15. It is not in dispute that the amount of refund is already paid to the petitioners and therefore, as a natural corollary, the petitioners are entitled to have the right to get interest on such amount of refund claim.
16. Even as per sub-section(2) of section 244A of the Act, 1961, as it existed during the relevant AY 2013-2014, when the proceedings resulting in the refund are not delayed for reasons attributable to the assessee whether wholly or in part, the period of the delay so attributable only can be excluded from the period for which interest is payable under sub-sections (1) or (1A)or (1B) to section 244A of the Act, 1961. In the facts of the case, the words “or the deductor, as the case may be,” which is inserted with effect from 1-4-2017 would not be applicable as the petitioners have been permitted to file the refund claim for the AY 2013-2014 after condonation of delay and such delay in claiming the refund cannot be said to be attributable to the petitioners as the petitioners were not made aware about the deduction of tax at source by the deductor in absence of issuance of Form No. 16-A which was mandatorily required as per rule 31(3) of the Rules.
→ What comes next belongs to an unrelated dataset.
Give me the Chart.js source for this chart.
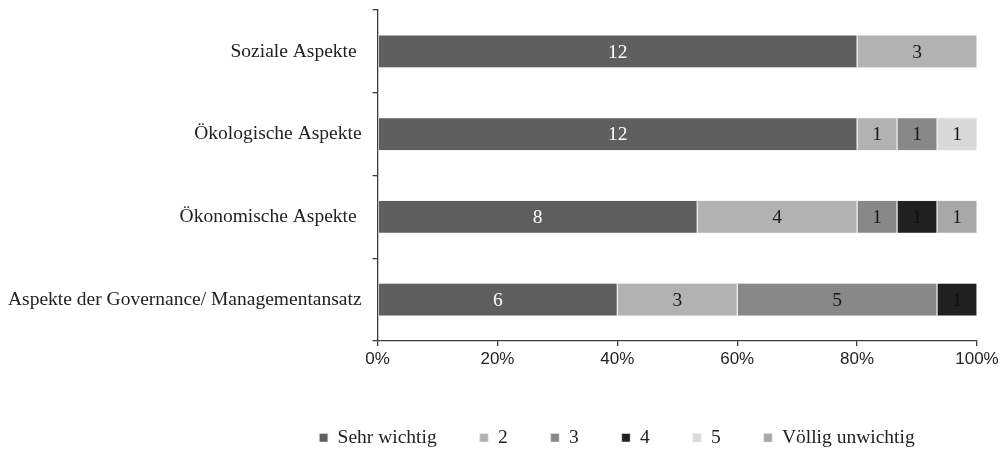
<!DOCTYPE html>
<html>
<head>
<meta charset="utf-8">
<script src="https://cdn.jsdelivr.net/npm/chart.js@4.4.1/dist/chart.umd.min.js"></script>
<style>
  html, body { margin: 0; padding: 0; background: #ffffff; }
  #wrap { width: 1006px; height: 449px; position: relative; }
</style>
</head>
<body>
<div id="wrap"><canvas id="chart" width="1006" height="449"></canvas></div>
<script>
// Categories (trailing spaces are part of the original labels)
const categories = [
  'Soziale Aspekte ',
  'Ökologische Aspekte',
  'Ökonomische Aspekte ',
  'Aspekte der Governance/ Managementansatz'
];

// Number of answers per rating level
const sehrWichtig      = [12, 12, 8, 6];
const stufe2           = [3, 1, 4, 3];
const stufe3           = [0, 1, 1, 5];
const stufe4           = [0, 0, 1, 1];
const stufe5           = [0, 1, 0, 0];
const voelligUnwichtig = [0, 0, 1, 0];

const seriesNames = ['Sehr wichtig', '2', '3', '4', '5', 'Völlig unwichtig'];
const seriesCounts = [sehrWichtig, stufe2, stufe3, stufe4, stufe5, voelligUnwichtig];
const seriesColors = ['#5f5f5f', '#b2b2b2', '#888888', '#202020', '#d9d9d9', '#a8a8a8'];
const labelColors  = ['#ffffff', '#1a1a1a', '#1a1a1a', '#111111', '#1a1a1a', '#1a1a1a'];

const xTicks = [0, 20, 40, 60, 80, 100];

// Totals per category, used to turn counts into shares of 100 %
const totals = categories.map((_, i) => seriesCounts.reduce((s, arr) => s + arr[i], 0));

const datasets = seriesNames.map((name, k) => ({
  label: name,
  counts: seriesCounts[k],
  data: seriesCounts[k].map((v, i) => v / totals[i] * 100),
  backgroundColor: seriesColors[k],
  borderColor: 'rgba(235,235,235,0.9)',
  borderWidth: 0.6,
  borderSkipped: false,
  barPercentage: 0.4,
  categoryPercentage: 1.0
}));

const SERIF = '"Liberation Serif", "Times New Roman", serif';
const SANS = '"Liberation Sans", Arial, sans-serif';

// Writes the count into the middle of every non-empty segment
const segmentLabels = {
  id: 'segmentLabels',
  afterDatasetsDraw(chart) {
    const ctx = chart.ctx;
    ctx.save();
    ctx.font = '19.5px ' + SERIF;
    ctx.textAlign = 'center';
    ctx.textBaseline = 'middle';
    chart.data.datasets.forEach((ds, k) => {
      const meta = chart.getDatasetMeta(k);
      if (meta.hidden) return;
      meta.data.forEach((bar, i) => {
        const n = ds.counts[i];
        if (!n) return;
        const p = bar.getCenterPoint();
        ctx.fillStyle = labelColors[k];
        ctx.fillText(String(n), p.x, p.y + 1);
      });
    });
    ctx.restore();
  }
};

// Gives the legend a fixed band at the bottom and centres it under the plot
const legendBand = {
  id: 'legendBand',
  beforeInit(chart) {
    const fit = chart.legend.fit;
    chart.legend.fit = function () {
      fit.call(this);
      this.height = 64;
    };
  },
  afterLayout(chart) {
    const lg = chart.legend;
    const shift = 130;
    lg.left += shift;
    lg.right += shift;
  }
};

new Chart(document.getElementById('chart'), {
  type: 'bar',
  data: { labels: categories, datasets },
  plugins: [segmentLabels, legendBand],
  options: {
    indexAxis: 'y',
    responsive: false,
    animation: false,
    layout: { padding: { left: -3, right: 29, top: 10, bottom: 0 } },
    scales: {
      x: {
        stacked: true,
        min: 0,
        max: 100,
        afterBuildTicks(scale) { scale.ticks = xTicks.map(v => ({ value: v })); },
        afterFit(scale) { scale.height = 44; },
        border: { display: true, color: '#3c3c3c', width: 1.3 },
        grid: { drawOnChartArea: false, drawTicks: true, tickLength: 5, color: '#3c3c3c', lineWidth: 1.3 },
        ticks: {
          callback: v => v + '%',
          color: '#222222',
          font: { family: SANS, size: 17 },
          padding: 3,
          maxRotation: 0
        }
      },
      y: {
        stacked: true,
        afterFit(scale) { scale.paddingTop = 0; scale.paddingBottom = 0; },
        border: { display: true, color: '#3c3c3c', width: 1.3 },
        grid: { drawOnChartArea: false, drawTicks: true, tickLength: 5, color: '#3c3c3c', lineWidth: 1.3, offset: true },
        ticks: {
          color: '#222222',
          font: { family: SERIF, size: 19.5 },
          padding: 11
        }
      }
    },
    plugins: {
      legend: {
        position: 'bottom',
        labels: {
          color: '#222222',
          font: { family: SERIF, size: 19.5 },
          boxWidth: 8.5,
          boxHeight: 8.5,
          padding: 43
        }
      },
      tooltip: { enabled: false }
    }
  }
});
</script>
</body>
</html>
17. In view of the foregoing reasons, the petitions succeed and are accordingly allowed. The respondent is directed to grant interest on the refund claim from the date of deposit of the TDS till the date of refund as per the provisions of section 244A of the Act, 1961. Such exercise shall be completed within a period of 12 weeks from the date of receipt of a copy of this order. Rule is made absolute to the aforesaid extent. No order as to costs.